What is the “Pink Tax”?

The term refers to gender-based taxing policies that affect products generally used by women.

Jennifer Weiss-Wolf, lawyer and vice president of the Brennan School of Justice at NYU School of Law, and co-founder of Period Equity, a nonprofit that aims to get of gender-based taxing, describes it as a “income-generating scenario for private companies who found a way to make their product look either more directed to or more appropriate for the population and saw that as a moneymaker.”

“I think the motivations around the pink tax come more explicitly from a classic capitalist stance: If you can make money off of it, you should,” she adds.

Recent studies from states all over the map show women can sometimes pay 50% more on hygiene products than men. The survey included all types of products, including body wash, senior home health products, and even shampoo.

Weiss-Wolf notes that states are allowed to set their own tax exemption laws, and feminine products rarely make the list.

“I went through every tax code in every state that didn’t exempt menstrual products to see what they did exempt, and the list is ridiculous,” she said, including products like marshmallows in Florida, cooking wine in California, snowmobiles in Maine, barbecue sunflower seeds in Indiana, and gun club memberships in Wisconsin.

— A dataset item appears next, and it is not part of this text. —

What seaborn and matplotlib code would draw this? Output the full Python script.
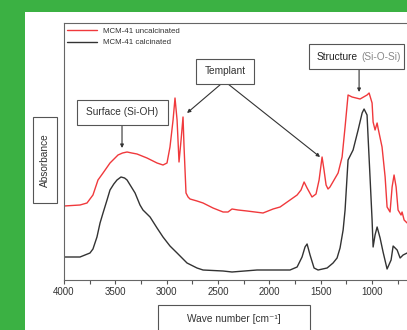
import matplotlib
matplotlib.use("Agg")
import matplotlib.pyplot as plt
from matplotlib.patches import Rectangle
import seaborn as sns
import pandas as pd

# ---- data ----
wn_uncalc = [4000, 3844, 3776, 3718, 3669, 3620, 3552, 3474, 3430, 3386, 3340, 3289, 3192, 3094,
             3036, 2997, 2968, 2938, 2919, 2899, 2880, 2860, 2841, 2831, 2812, 2792,
             2773, 2705, 2646, 2549, 2451, 2403, 2364, 2305, 2218, 2062, 1964, 1896,
             1799, 1730, 1692, 1662, 1633, 1585, 1546, 1516, 1487, 1468, 1448, 1429,
             1410, 1331, 1292, 1263, 1234, 1195, 1117, 1049, 1029, 1000, 990, 971,
             951, 942, 903, 873, 854, 825, 805, 786, 766, 747, 718, 708, 688, 659]
abs_uncalc = [0.74, 0.75, 0.77, 0.85, 1.00, 1.07, 1.17, 1.25, 1.27, 1.28, 1.27, 1.26, 1.22, 1.17,
              1.15, 1.17, 1.33, 1.60, 1.82, 1.60, 1.18, 1.40, 1.63, 1.33, 0.87, 0.83,
              0.81, 0.79, 0.77, 0.72, 0.68, 0.68, 0.71, 0.70, 0.69, 0.67, 0.71, 0.73,
              0.80, 0.85, 0.90, 0.98, 0.92, 0.83, 0.86, 1.00, 1.23, 1.10, 0.95, 0.91,
              0.93, 1.07, 1.23, 1.53, 1.85, 1.83, 1.81, 1.85, 1.87, 1.77, 1.58, 1.50,
              1.57, 1.52, 1.33, 1.03, 0.73, 0.68, 0.93, 1.05, 0.93, 0.70, 0.65, 0.68,
              0.60, 0.57]

wn_calc = [4000, 3844, 3747, 3718, 3679, 3649, 3620, 3581, 3552, 3515, 3484, 3445, 3410, 3386,
           3308, 3260, 3231, 3162, 3094, 3036, 2968, 2899, 2802, 2705, 2646, 2451,
           2364, 2120, 1964, 1799, 1730, 1682, 1653, 1633, 1604, 1565, 1526, 1438,
           1380, 1341, 1312, 1282, 1263, 1234, 1185, 1136, 1097, 1078, 1049, 1039,
           1020, 1000, 990, 971, 951, 922, 893, 854, 815, 795, 756, 727, 698, 659]
abs_calc = [0.23, 0.23, 0.27, 0.31, 0.43, 0.57, 0.67, 0.80, 0.90, 0.96, 1.00, 1.03, 1.02, 1.00,
            0.87, 0.75, 0.70, 0.63, 0.52, 0.43, 0.34, 0.27, 0.17, 0.12, 0.10, 0.09,
            0.08, 0.10, 0.10, 0.10, 0.13, 0.23, 0.33, 0.36, 0.25, 0.12, 0.10, 0.12,
            0.17, 0.22, 0.32, 0.50, 0.70, 1.20, 1.30, 1.50, 1.67, 1.71, 1.65, 1.43,
            1.03, 0.60, 0.33, 0.45, 0.53, 0.42, 0.28, 0.11, 0.20, 0.34, 0.30, 0.22,
            0.25, 0.27]

series_names = ["MCM-41 uncalcinated", "MCM-41 calcinated"]
xticks = [4000, 3500, 3000, 2500, 2000, 1500, 1000]

# ---- style ----
sns.set_theme(style="white")
plt.rcParams["font.family"] = ["Liberation Sans", "DejaVu Sans"]

W, H = 407, 330
fig = plt.figure(figsize=(W / 100, H / 100), dpi=100)
fig.patch.set_facecolor("#3bb143")
fig.patches.append(Rectangle((25 / W, 0), 1, (H - 12) / H, transform=fig.transFigure,
                             facecolor="white", edgecolor="none", zorder=-10))

ax_l, ax_t, ax_b = 64, 23, 280
ax = fig.add_axes([ax_l / W, 1 - ax_b / H, 1 - ax_l / W, (ax_b - ax_t) / H])
ax.set_facecolor("white")

df1 = pd.DataFrame({"wn": wn_uncalc, "a": abs_uncalc})
df2 = pd.DataFrame({"wn": wn_calc, "a": abs_calc})
sns.lineplot(data=df1, x="wn", y="a", color="#f0393c", lw=1.0, ax=ax,
             label=series_names[0], sort=False)
sns.lineplot(data=df2, x="wn", y="a", color="#333333", lw=1.0, ax=ax,
             label=series_names[1], sort=False)

ax.set_xlim(4000, 660)
ax.set_ylim(0, 2.57)
ax.set_yticks([])
ax.set_xticks(xticks)
ax.set_xticks([3750, 3250, 2750, 2250, 1750, 1250, 750], minor=True)
ax.tick_params(axis="x", which="both", direction="out", length=3, width=0.8,
               color="#555555", labelsize=7, labelcolor="#333333", pad=2,
               bottom=True)
for s in ["left", "top", "bottom"]:
    ax.spines[s].set_color("#666666")
    ax.spines[s].set_linewidth(0.8)
ax.spines["right"].set_visible(False)

# legend
leg = ax.legend(loc="upper left", bbox_to_anchor=(3 / 343, 1 - 4 / 257),
                frameon=False, fontsize=5.7, handlelength=3.8, handletextpad=0.7,
                borderpad=0, borderaxespad=0, labelspacing=0.55)
for t in leg.get_texts():
    t.set_color("#333333")

# axis labels with boxes
def fig_box(x0, y0, x1, y1):
    fig.patches.append(Rectangle((x0 / W, 1 - y1 / H), (x1 - x0) / W, (y1 - y0) / H,
                                 transform=fig.transFigure, facecolor="none",
                                 edgecolor="#555555", lw=0.8, zorder=5))

ax.set_xlabel("Wave number [cm⁻¹]", fontsize=7.3, color="#333333")
ax.xaxis.set_label_coords((234 - ax_l) / 343, (ax_b - 319) / 257)
ax.xaxis.label.set_va("center")
fig_box(158, 305, 310, 336)

ax.set_ylabel("Absorbance", fontsize=7.3, color="#333333")
ax.yaxis.set_label_coords((45 - ax_l) / 343, (ax_b - 160) / 257)
ax.yaxis.label.set_va("center")
fig_box(33, 117, 57, 203)

# annotation boxes (pixel layout of reference)
def px2data(px, py):
    return 4000 - (px - ax_l) * 3000 / 308, (ax_b - py) / 100

def ax_box(x0, y0, x1, y1):
    ax.add_patch(Rectangle((x0 / W, 1 - y1 / H), (x1 - x0) / W, (y1 - y0) / H,
                           transform=fig.transFigure, facecolor="white",
                           edgecolor="#555555", lw=0.8, zorder=5, clip_on=False))

def arrow(p0, p1):
    ax.annotate("", xy=px2data(*p1), xytext=px2data(*p0),
                arrowprops=dict(arrowstyle="-|>", color="#333333", lw=0.8,
                                mutation_scale=5, shrinkA=0, shrinkB=0))

tkw = dict(transform=fig.transFigure, fontsize=7.3, va="center", zorder=6)

ax_box(77, 100, 168, 125)
fig.text(122.5 / W, 1 - 112.5 / H, "Surface (Si-OH)", ha="center", color="#333333", **tkw)
arrow((122, 125), (122, 148))

ax_box(196, 59, 254, 84)
fig.text(225 / W, 1 - 71.5 / H, "Templant", ha="center", color="#333333", **tkw)
arrow((221, 84), (187, 113))
arrow((228, 84), (320, 157))

ax_box(309, 44, 404, 69)
fig.text(358 / W, 1 - 56.5 / H, "Structure", ha="right", color="#222222", **tkw)
fig.text(361 / W, 1 - 56.5 / H, "(Si-O-Si)", ha="left", color="#888888", **tkw)
arrow((359, 69), (359, 92))

fig.savefig("out.png", dpi=100, facecolor=fig.get_facecolor())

“This issue has real resonance for people,” Weiss-Wolf said. “I think partly because the experience of menstruation is so universal for anybody who’s experienced it, as is the understanding that being able to manage it is so essential to one’s ability to participate fully in daily life and have a dignified existence.”

How Nurse Greenaway is Making a Difference

As a nurse practitioner in the Houston area, Nikki Hunter Greenaway sees the effects of these laws in real-time. “Period poverty is real, and it affects women and girls in our own community every day,” she said.

She’s also the founder of The Bloom Period Project, which aims to collect and provide menstrual products to women who may otherwise have trouble paying for these items every month. This summer, the project helped donate thousands of goods to women, families, and schools throughout New Orleans.

She recently relocated to Houston, where she hopes to continue the project.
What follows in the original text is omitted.